Ripartiamo… adesso non possiamo più accumulare ritardi.

E durante il tragitto, mentre dal finestrino scorre il canale di Pirro, le bellissime campagne, le querce, gli olivi, i carrubi, i mandorli, i noci, le vigne, scendiamo verso il mare.

Luca è un attore, ama il teatro da quando una maestra intelligente portò la scolaresca a vedere un’opera di Goldoni. Fu amore a prima vista.

É un “immigrato” Luca.

É arrivato a Noci vent’anni fa. Da Venezia.

E non se n’è più andato. Ha messo su famiglia. Due bimbi di cinque e sette anni. Si sente che è innamorato.
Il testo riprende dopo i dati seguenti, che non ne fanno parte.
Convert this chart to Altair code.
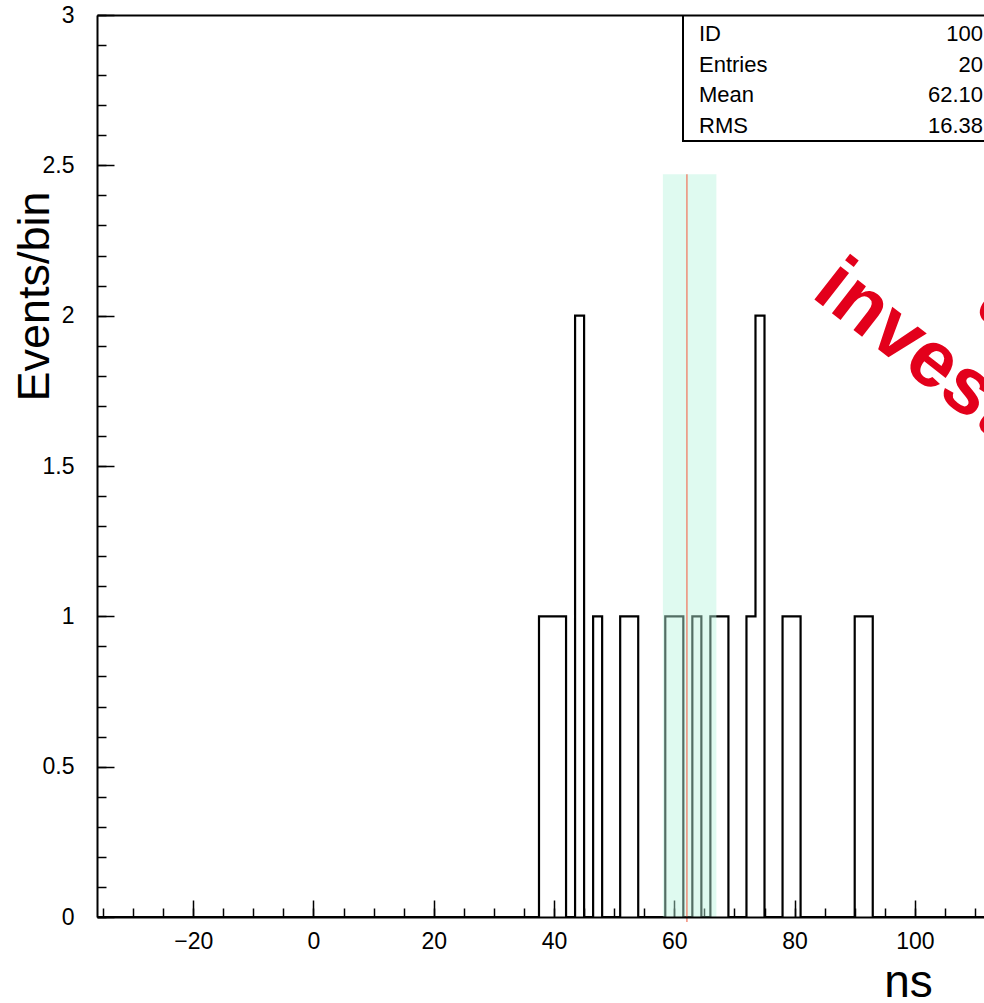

Innamorato dei suoi bimbi, di sua moglie, di questa terra, del Sud anche se non ci é nato e vi é solo arrivato.

Ma questa è la storia del Sud. Con le genti che arrivavano, magari come conquistatori e si fondevano con le genti del posto dividendo con queste destino e patria.

É una bella storia quella di Luca. Può essere anche un segno. Perché no. Il segnale che la memoria del Sud è viva e conquista anche.

“Grazie Luca. Bella Noci e bello il vostro festival  letterario” gli lancio chiudendo lo sportello e avviandomi verso la stazione.

Il sole é ormai alto, luminoso e caldo ed io mi lascio avvolgere da esso, tanto é l’entusiasmo di aver riscoperto questa terra orgogliosa e protesa verso il futuro.

La banchina del treno pullula di gente… si sentono tante lingue. Vanno tutti in direzione del mare.

Non sanno cosa si perdono a non salire verso l’altra Puglia… penso sorridendo tra me.